======== DATASET SECTION

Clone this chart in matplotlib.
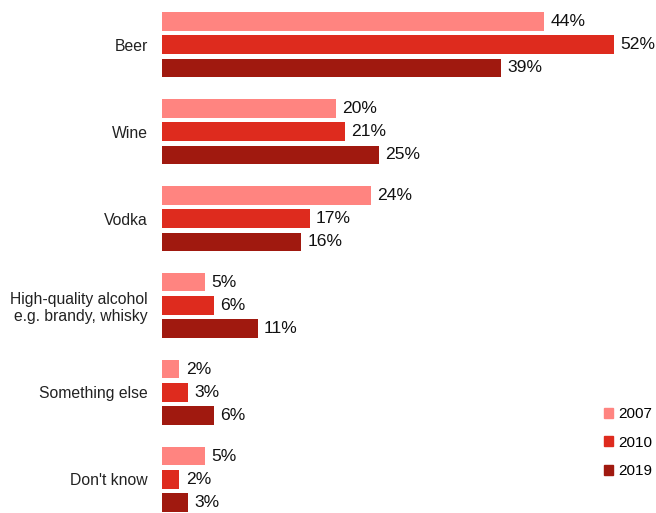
import numpy as np
import matplotlib.pyplot as plt
from matplotlib.patches import Patch

plt.rcParams['font.family'] = ['Liberation Sans', 'DejaVu Sans']

categories = ["Beer", "Wine", "Vodka", "High-quality alcohol\ne.g. brandy, whisky",
              "Something else", "Don't know"]
years = ["2007", "2010", "2019"]
v2007 = [44, 20, 24, 5, 2, 5]
v2010 = [52, 21, 17, 6, 3, 2]
v2019 = [39, 25, 16, 11, 6, 3]
colors = ["#FF8480", "#DE2B1E", "#A0190F"]

fig = plt.figure(figsize=(6.56, 5.13), dpi=100)
ax = fig.add_axes([162 / 656, 1 / 513, 452 / 656, 500 / 513])

gap = 3.73
centers = np.arange(len(categories)) * gap
for k, (vals, col) in enumerate(zip([v2007, v2010, v2019], colors)):
    ys = centers + (k - 1)
    ax.barh(ys, vals, height=0.8, color=col)
    for y, v in zip(ys, vals):
        ax.annotate(f"{v}%", (v, y), xytext=(4.5, 0), textcoords="offset points",
                    va="center", ha="left", fontsize=12.6, color="#111111",
                    annotation_clip=False)

ax.set_xlim(0, 52)
ax.set_ylim(centers[-1] + 1.4, -1.4)
ax.set_yticks(centers)
ax.set_yticklabels(categories, fontsize=11.3, color="#222222", multialignment="right")
ax.tick_params(axis="y", length=0, pad=10)
ax.set_xticks([])
for s in ax.spines.values():
    s.set_visible(False)

handles = [Patch(color=c, label=y) for c, y in zip(colors, years)]
fig.legend(handles=handles, loc="lower right", bbox_to_anchor=(0.995, 0.068),
           frameon=False, fontsize=11, handlelength=0.6, handleheight=0.6,
           handletextpad=0.35, labelspacing=0.95, borderpad=0, borderaxespad=0)

fig.savefig("out.png", dpi=100)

================

■ EXERCISE INSTRUCTIONS ■
The lines to collect are those holding the string "matplotlib"; copy them all.

■ OUTPUT BELOW ■
Clone this chart in matplotlib.
import matplotlib.pyplot as plt
from matplotlib.patches import Patch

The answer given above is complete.